When I asked Brumley about the possibility of future malware that was adaptive, he said “those are a possibility and are worrisome. . . . I think someone could come up with this kind of ultimate malware and it could get out of control and it would be a really big pain for a while.” What he really worries about, though, are near-term problems. His chief concern is a shortage of cybersecurity experts. We have weak cyber locks because we’re not training enough people how to be better cyber locksmiths. Part of this, Brumley said, is a culture that views hacking as an illegitimate profession. “In the U.S., we’ve shot ourselves in the foot by equating a hacker with a bad guy.” We don’t view flesh-and-blood locksmiths that way, yet for digital security, we do. Other countries don’t see it that way, and Brumley worries the United States is falling behind. He said, “There’s this kind of hubris in the U.S. that we think that because we have the best Army and Navy and we have all these great amazing natural resources, great aircraft carriers, that of course we’re going to dominate in cyber. And I don’t think that’s a given. It’s a brand-new space, completely different from anything else. There’s no reason that things will just carry over.” We need to shift the culture in the United States, he said, from thinking about hacking skills as something that are only used for “offense and should be super-secret and only used by the military” to something that is valued in the cyber workforce more broadly. Walker agreed. “Defense is powered by openness,” he said.
Looking to the future, Brumley said he saw the “ecosystem” we were building for computer security and autonomous cybersystems as critical. “I tend to view everything as a system—a dynamic system.” People are part of that system too. The solution to potentially dangerous malware in the future was to create “the right ecosystem . . . and then it will be resilient to problems.”
KEEPING THE BOTS AT BAY
Mixing cyberspace and autonomous weapons combines two issues that are challenging enough by themselves. Cyberwarfare is poorly understood outside the specialist community of cyber experts, in part because of the secrecy surrounding cyber operations. Norms about appropriate behavior between states in cyberspace are still emerging. There is not even a consensus among cyber experts about what constitutes a “cyberweapon.” The concept of autonomous weapons is similarly nascent, making the combination of these two issues extremely difficult to understand. The DoD’s official policy on autonomy in weapons, DoD Directive 3000.09, specifically exempts cyberweapons. This wasn’t because we thought autonomous cyberweapons were uninteresting or unimportant when we wrote the directive. It was because we knew bureaucratically it would be hard enough simply to create a new policy on autonomy. Adding cyber operations would have multiplied the complexity of the problem, making it very likely we would have accomplished nothing at all.
This lack of clarity is reflected in the mixed signals I got from Defense Department officials on autonomy in cyberspace. Both Work and Tousley mentioned electronic warfare and cyberspace as an arena in which they would be willing to accept more autonomy, but they had different perspectives on how far they would be willing to go. Tousley said he saw a role for autonomy in only defensive cyber operations. The “goal is not offense—it’s defense,” he told me.
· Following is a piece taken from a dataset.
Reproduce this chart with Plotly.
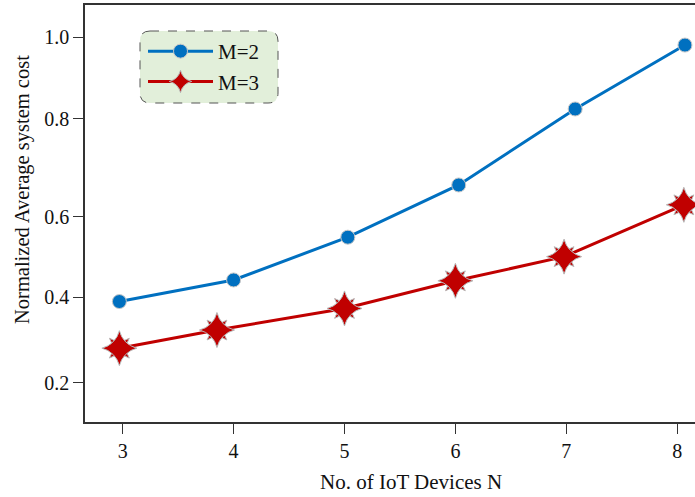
import plotly.graph_objects as go

# ---- data ----
n_devices_m2 = [2.97, 4.00, 5.03, 6.03, 7.08, 8.07]
cost_m2 = [0.388, 0.438, 0.537, 0.658, 0.834, 0.982]
n_devices_m3 = [2.97, 3.85, 5.00, 6.00, 6.98, 8.06]
cost_m3 = [0.280, 0.322, 0.372, 0.436, 0.492, 0.612]

x_ticks = [3, 4, 5, 6, 7, 8]
y_tick_vals = [0.2, 0.398, 0.584, 0.811, 1.0]
y_tick_text = ["0.2", "0.4", "0.6", "0.8", "1.0"]

W, H = 695, 497
ML, MR, MT, MB = 85, 0, 5, 75
PW, PH = W - ML - MR, H - MT - MB

FONT = "Liberation Serif, Times New Roman, serif"
BLUE = "#0070C0"
RED = "#C00000"

fig = go.Figure()
fig.add_trace(go.Scatter(
    x=n_devices_m2, y=cost_m2, mode="lines+markers", name="M=2",
    line=dict(color=BLUE, width=3),
    marker=dict(symbol="circle", size=14, color=BLUE, line=dict(color="#c8c8c8", width=1)),
))
# diagonal points of the 8-point star (drawn beneath the main star)
fig.add_trace(go.Scatter(
    x=n_devices_m3, y=cost_m3, mode="markers", showlegend=False, hoverinfo="skip",
    marker=dict(symbol="star-diamond", size=20, angle=45, color=RED,
                line=dict(color="#b8b8b8", width=1)),
))
fig.add_trace(go.Scatter(
    x=n_devices_m3, y=cost_m3, mode="lines+markers", name="M=3",
    line=dict(color=RED, width=3),
    marker=dict(symbol="star-diamond", size=25, color=RED, line=dict(color="#b8b8b8", width=1)),
))

# rounded legend box (paper coords)
def px2paper(px, py):
    return (px - ML) / PW, (H - MB - py) / PH

x0, y1 = px2paper(140, 31)
x1, y0 = px2paper(278, 103)
rx, ry = 10 / PW, 10 / PH
path = (f"M{x0+rx},{y1} L{x1-rx},{y1} Q{x1},{y1} {x1},{y1-ry} "
        f"L{x1},{y0+ry} Q{x1},{y0} {x1-rx},{y0} "
        f"L{x0+rx},{y0} Q{x0},{y0} {x0},{y0+ry} "
        f"L{x0},{y1-ry} Q{x0},{y1} {x0+rx},{y1} Z")
fig.add_shape(type="path", path=path, xref="paper", yref="paper",
              fillcolor="#E2EFDA", line=dict(color="#555555", width=1, dash="dash"),
              layer="below")

lx, ly = px2paper(143, 31)
fig.update_layout(
    width=W, height=H,
    margin=dict(l=ML, r=MR, t=MT, b=MB),
    paper_bgcolor="white", plot_bgcolor="white",
    font=dict(family=FONT, size=20, color="#111111"),
    showlegend=True,
    legend=dict(x=lx, y=ly, xanchor="left", yanchor="top",
                bgcolor="rgba(0,0,0,0)", borderwidth=0,
                font=dict(family=FONT, size=21, color="#111111"),
                itemwidth=65, tracegroupgap=0),
    xaxis=dict(range=[2.66, 8.1605], tickvals=x_ticks, ticks="outside", ticklen=10,
               tickcolor="#333333", showline=True, linecolor="#333333", linewidth=1.5,
               mirror=True, showgrid=False, zeroline=False,
               tickfont=dict(family=FONT, size=20)),
    yaxis=dict(range=[0.109, 1.0748], tickvals=y_tick_vals, ticktext=y_tick_text,
               ticks="outside", ticklen=10, tickcolor="#333333",
               showline=True, linecolor="#333333", linewidth=1.5, mirror=False,
               showgrid=False, zeroline=False, tickfont=dict(family=FONT, size=20)),
    annotations=[
        dict(text="No. of IoT Devices N", xref="paper", yref="paper",
             x=(411 - ML) / PW, y=(H - MB - 482) / PH, xanchor="center", yanchor="middle",
             showarrow=False, font=dict(family=FONT, size=21, color="#111111")),
        dict(text="Normalized Average system cost", xref="paper", yref="paper",
             x=(22 - ML) / PW, y=(H - MB - 190) / PH, xanchor="center", yanchor="middle",
             textangle=-90, showarrow=False,
             font=dict(family=FONT, size=20.5, color="#111111")),
    ],
)

fig.write_html("out.html", config={"displayModeBar": False},
               post_script="document.body.style.margin='0';document.body.style.overflow='hidden';")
Tousley’s boss’s boss, Deputy Secretary Bob Work, saw things differently. Work made a direct comparison between Aegis and automated “hacking back.” He said, “the narrow cases where we will allow the machine to make targeting decisions is in defensive cases where all of the people who are coming at you are bad guys. . . . electronic warfare, cyberwarfare, missile defense. . . . We will allow the machine to make essentially decisions . . . like, a cyber counter attack.” He acknowledged delegating that kind of authority to a machine came with risks. Work outlined a hypothetical scenario where this approach could go awry: “A machine might launch a cyber counterattack and it might . . . wind up killing [an industrial control] system or something . . . say it’s an airplane and the airplane crashes. And we didn’t make a determination that we were going to shoot down that airplane. We just said, ‘We’re under cyberattack. We’re going to counterattack.’ Boom.”
Work’s response to this risk isn’t to hide from the technology, but rather to wrestle with these challenges. He explained the importance of consulting with scientists, ethicists, and lawyers. “We’ll work it through,” he said. “This is all going to be about the checks and balances that you put inside your battle networks.” Work was confident these risks could be managed because in his vision, humans would still be involved in a number of ways. There would be both automated safeties and human oversight. “We always emphasize human-machine collaboration . . . with the human always in front,” he said. “That’s the ultimate circuit breaker.”
AN ARMS RACE TO WHERE?
Sun Tzu wrote over two thousand years ago in The Art of War, “Speed is the essence of war.” His maxim remains even more true today, when signals can cross the globe in fractions of a second. Human decision-making has many advantages over machine intelligence, but humans cannot compete at machine speed. Competitive pressures in fast-paced environments threaten to push humans further and further out of the loop. Superhuman reaction times are the reason why automatic braking is being integrate
d into cars, why many nations employ Aegis-like automated defensive systems, and why high-frequency stock trading is such a lucrative endeavor.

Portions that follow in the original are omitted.